4. The Kind of Withholding You Want From Your Partner

"As soon as you get married, make sure you update your withholdings to ensure you avoid a big surprise when you file your tax return," Rigney says. Worth noting: you can update your status on your W4 through your employer, but there’s more to it than checking a box. "It gets tricky when both spouses work,” Rigney adds. “There's a worksheet within the W4 that ensures you're withholding enough taking into account your spouse’s income as well.”

5. Be Aware of the Marriage Tax Penalty

This one is a real-life example of “For Better or For Worse.” First, the better: “One important thing to know is that under the new tax law, part of the marriage penalty was eliminated,” Rigney says. This is good news for most of us because, as Rigney explains, “A couple can earn twice as much as a single income and still be in the same tax bracket.” Now, the worse: “The new law also created a new penalty for those who itemize,” Rigney says. “There is a $10K SALT cap (the cap on deductions for state and local taxes paid during the year) for single filers and couples now. So, if you were filing single, you could each deduct up to $10K, but once you get married, it's a combined $10K.”

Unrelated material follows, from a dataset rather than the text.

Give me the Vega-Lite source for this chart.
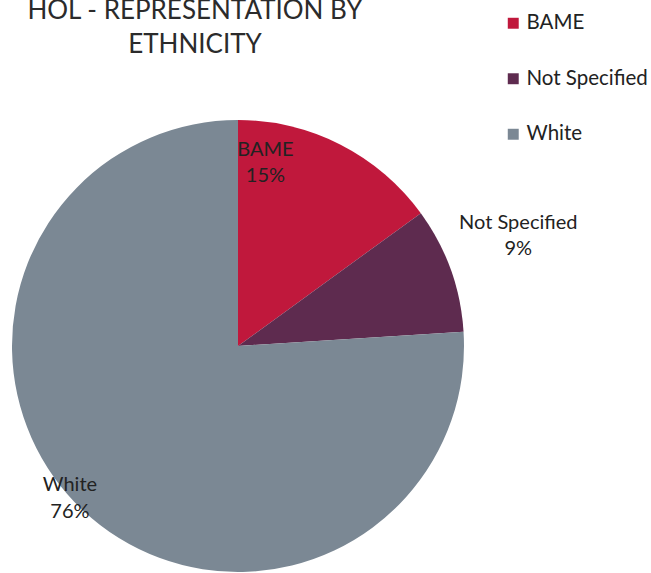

What they say is true: marriage changes everything. And while there are new brackets, deductions, and withholdings to take into consideration, there’s no need to fear: H&R Block tax pros are available in person and online to walk you through this first year so the most stressful part about your new marital life won’t be doing your taxes. Remember, this is the first of many times you and your spouse will conquer tax day together. Set the tone from year one with open, honest, and -- most importantly -- informed communication to pave the way for 2018’s refund and future refunds that you two can put toward building an amazing life together.